Erottajankatu 2, nicknamed as “Erottaja Palace”, is one of the most elegant Neo-Renaissance buildings in Helsinki. The building was designed by architect Theodor Höijer who is famed for designing Ateneum Art Museum and many other notable Neo-Renaissance buildings in the city centre of Helsinki. The construction was completed in 1891.
The main façade with male caryatids and other façade ornaments define the street space of Erottaja area. Caryatids are a temple ornament from ancient Greek, where female figured sculptures serve architectural support taking the place of a column or a pillar on the façade. On the façade of Erottajankatu 2, the caryatids are, differing from the tradition, male figures. They portray the Greek god Atlantis, who according to the epic, held the world on his shoulders. Sculptor Robert Stigell realised the sculptures after Höijer’s plan. The interiors consist of many original details, such as decorated ceramic stoves from three local tile factories. A famous Neo-Renaissance decorator Salomo Wuorio painted the ceiling of the main staircase.

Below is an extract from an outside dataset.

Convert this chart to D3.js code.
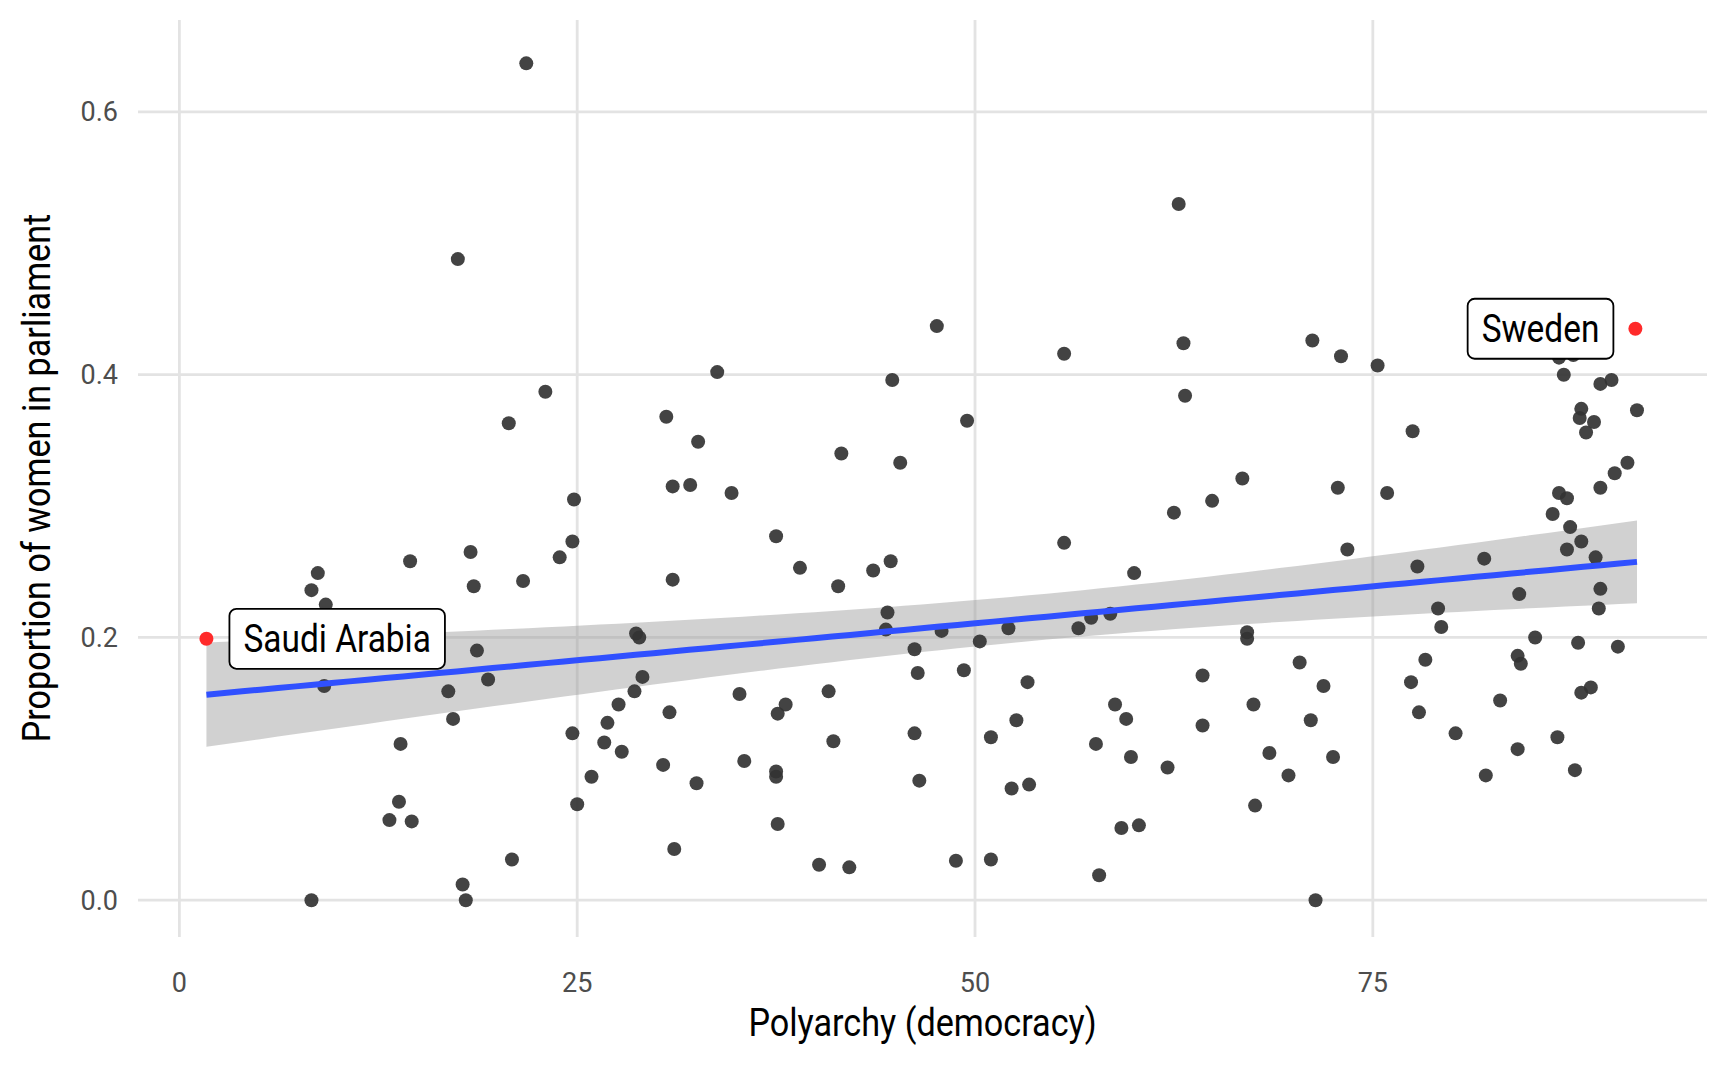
<!DOCTYPE html>
<html><head><meta charset="utf-8">
<script src="https://cdn.jsdelivr.net/npm/d3@7"></script>
<style>body{margin:0;background:#fff}svg{font-family:"Liberation Sans Narrow","Roboto",sans-serif}</style>
</head><body><svg id="chart" width="1728" height="1067"></svg>
<script>
// polyarchy (x) and share of women in parliament (y)
var polyarchy = [8.3,8.7,9.2,9.1,8.3,13.2,13.8,13.9,14.6,14.5,16.9,17.2,17.5,17.8,18.0,18.3,18.5,18.7,19.4,20.7,20.9,21.6,21.8,23.0,23.9,24.7,24.8,24.7,25.0,25.9,26.7,26.9,27.6,27.8,28.6,28.7,28.9,29.1,30.4,30.6,30.8,31.0,31.0,31.1,32.1,32.5,32.6,33.8,34.7,35.2,35.5,37.5,37.5,37.5,37.6,37.6,38.1,39.0,40.2,40.8,41.1,41.4,41.6,42.1,43.6,44.4,44.5,44.7,44.8,45.3,46.2,46.2,46.4,46.5,47.6,47.9,48.8,49.3,49.5,50.3,51.0,51.0,52.1,52.3,52.6,53.3,53.4,55.6,55.6,56.5,57.3,57.6,57.8,58.5,58.8,59.2,59.5,59.8,60.0,60.3,62.1,62.5,62.8,63.1,63.2,64.3,64.3,64.9,66.8,67.1,67.1,67.5,67.6,68.5,69.7,70.4,71.1,71.2,71.4,71.9,72.5,72.8,73.0,73.4,75.3,75.9,77.4,77.5,77.8,77.9,78.3,79.1,79.3,80.2,82.0,82.1,83.0,84.1,84.1,84.2,84.3,85.2,86.3,86.6,86.7,86.7,87.0,87.2,87.2,87.4,87.6,87.7,87.9,88.0,88.1,88.1,88.1,88.4,88.7,88.9,89.0,89.2,89.3,89.3,89.3,90.0,90.2,90.4,91.0,91.6];
var women = [0.236,0.249,0.225,0.163,0.0,0.061,0.075,0.119,0.060,0.258,0.159,0.138,0.488,0.012,0.0,0.265,0.239,0.190,0.168,0.363,0.031,0.243,0.637,0.387,0.261,0.273,0.305,0.127,0.073,0.094,0.120,0.135,0.149,0.113,0.159,0.203,0.200,0.170,0.103,0.368,0.143,0.315,0.244,0.039,0.316,0.089,0.349,0.402,0.310,0.157,0.106,0.277,0.098,0.094,0.142,0.058,0.149,0.253,0.027,0.159,0.121,0.239,0.340,0.025,0.251,0.206,0.219,0.258,0.396,0.333,0.191,0.127,0.173,0.091,0.437,0.205,0.030,0.175,0.365,0.197,0.124,0.031,0.207,0.085,0.137,0.166,0.088,0.272,0.416,0.207,0.215,0.119,0.019,0.218,0.149,0.055,0.138,0.109,0.249,0.057,0.101,0.295,0.530,0.424,0.384,0.171,0.133,0.304,0.321,0.199,0.204,0.149,0.072,0.112,0.095,0.181,0.137,0.426,0.0,0.163,0.109,0.314,0.414,0.267,0.407,0.310,0.166,0.357,0.254,0.143,0.183,0.222,0.208,0.127,0.260,0.095,0.152,0.186,0.115,0.233,0.180,0.200,0.294,0.124,0.310,0.413,0.400,0.306,0.267,0.284,0.415,0.099,0.196,0.367,0.158,0.374,0.273,0.356,0.162,0.364,0.261,0.222,0.237,0.314,0.393,0.396,0.325,0.193,0.333,0.373];
var highlight = [{name:"Saudi Arabia", x:1.7, y:0.199}, {name:"Sweden", x:91.5, y:0.435}];
var xTicks = [0,25,50,75], yTicks = [0,0.2,0.4,0.6];

var svg = d3.select("#chart");
var x = d3.scaleLinear().domain([-2.6,96]).range([138,1707]);
var y = d3.scaleLinear().domain([-0.028,0.67]).range([937,20]);

var allX = polyarchy.concat(highlight.map(function(d){return d.x;}));
var allY = women.concat(highlight.map(function(d){return d.y;}));

// grid
svg.selectAll(".gx").data(xTicks).enter().append("line")
  .attr("x1",function(d){return x(d);}).attr("x2",function(d){return x(d);})
  .attr("y1",20).attr("y2",937).attr("stroke","#e3e3e3").attr("stroke-width",2.8);
svg.selectAll(".gy").data(yTicks).enter().append("line")
  .attr("y1",function(d){return y(d);}).attr("y2",function(d){return y(d);})
  .attr("x1",138).attr("x2",1707).attr("stroke","#e3e3e3").attr("stroke-width",2.8);

// linear fit with 95% band
var n = allX.length, mx = d3.mean(allX), my = d3.mean(allY);
var sxx = d3.sum(allX,function(v){return (v-mx)*(v-mx);});
var sxy = d3.sum(allX,function(v,i){return (v-mx)*(allY[i]-my);});
var b = sxy/sxx, a = my - b*mx;
var s = Math.sqrt(d3.sum(allX,function(v,i){var r=allY[i]-a-b*v;return r*r;})/(n-2));
var xs = d3.range(81).map(function(i){return d3.min(allX)+i*(d3.max(allX)-d3.min(allX))/80;});
var band = xs.map(function(v){var se=s*Math.sqrt(1/n+(v-mx)*(v-mx)/sxx), f=a+b*v;return {x:v,f:f,lo:f-1.97*se,hi:f+1.97*se};});
svg.append("path").datum(band).attr("fill","#999").attr("fill-opacity",0.45)
  .attr("d",d3.area().x(function(d){return x(d.x);}).y0(function(d){return y(d.lo);}).y1(function(d){return y(d.hi);}));

// points
svg.selectAll(".pt").data(polyarchy).enter().append("circle")
  .attr("cx",function(d){return x(d);}).attr("cy",function(d,i){return y(women[i]);})
  .attr("r",7).attr("fill","#333").attr("fill-opacity",0.92);

svg.append("path").datum(band).attr("fill","none").attr("stroke","#3050ff").attr("stroke-width",6)
  .attr("d",d3.line().x(function(d){return x(d.x);}).y(function(d){return y(d.f);}));

svg.selectAll(".hl").data(highlight).enter().append("circle")
  .attr("cx",function(d){return x(d.x);}).attr("cy",function(d){return y(d.y);})
  .attr("r",7).attr("fill","#ff2a2a");

// labels (condensed look via horizontal squeeze)
highlight.forEach(function(d,i){
  var g = svg.append("g");
  var anchorX = i===0 ? x(d.x)+37 : x(d.x)-36;
  var t = g.append("text").attr("font-size",38).attr("fill","#000")
    .attr("transform","translate("+anchorX+",0) scale(0.88,1)")
    .attr("text-anchor", i===0 ? "start" : "end")
    .attr("y", y(d.y)).attr("dy","0.36em").text(d.name);
  var w = t.node().getBBox().width*0.88;
  var left = i===0 ? anchorX : anchorX - w;
  g.insert("rect","text").attr("x",left-14).attr("y",y(d.y)-30).attr("width",w+28).attr("height",60)
    .attr("rx",7).attr("fill","#fff").attr("stroke","#000").attr("stroke-width",1.8);
});

// axes
svg.selectAll(".xl").data(xTicks).enter().append("text")
  .attr("x",function(d){return x(d);}).attr("y",992).attr("text-anchor","middle")
  .attr("font-size",27).attr("fill","#4d4d4d").text(function(d){return d;});
svg.selectAll(".yl").data(yTicks).enter().append("text")
  .attr("x",118).attr("y",function(d){return y(d);}).attr("dy","0.35em").attr("text-anchor","end")
  .attr("font-size",27).attr("fill","#4d4d4d").text(function(d){return d3.format(".1f")(d);});
svg.append("text").attr("transform","translate("+((138+1707)/2)+",1036) scale(0.9,1)").attr("text-anchor","middle")
  .attr("font-size",38).attr("fill","#000").text("Polyarchy (democracy)");
svg.append("text").attr("transform","translate(50,478) rotate(-90) scale(0.9,1)").attr("text-anchor","middle")
  .attr("font-size",38).attr("fill","#000").text("Proportion of women in parliament");
</script></body></html>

The insurance company Kaleva financed the construction. The first two floors were used as offices of the National Board of Education and a bank (Helsingfors Sparbank). The upper floors of the Erottajankatu 2 were initially planned to be used as residential floors. Finnish opera singer Aino Ackté was one of the first tenants of Kaleva at “Erottaja Palace” with her family. In 1913 Kaleva sold Erottajankatu 2 to the state. The apartments were one by one renovated to offices. The building was at first used by the National Board of Customs and later by the Ministry of the Interior. The building was sold to real estate investment trust in 2015.
In Autumn 2019 “Erottaja Palace”, along with the neighbouring art nouveau building Uudenmaankatu 5, is the scene of Helsinki Design Week. After HDW the building is going to be renovated up to date office spaces.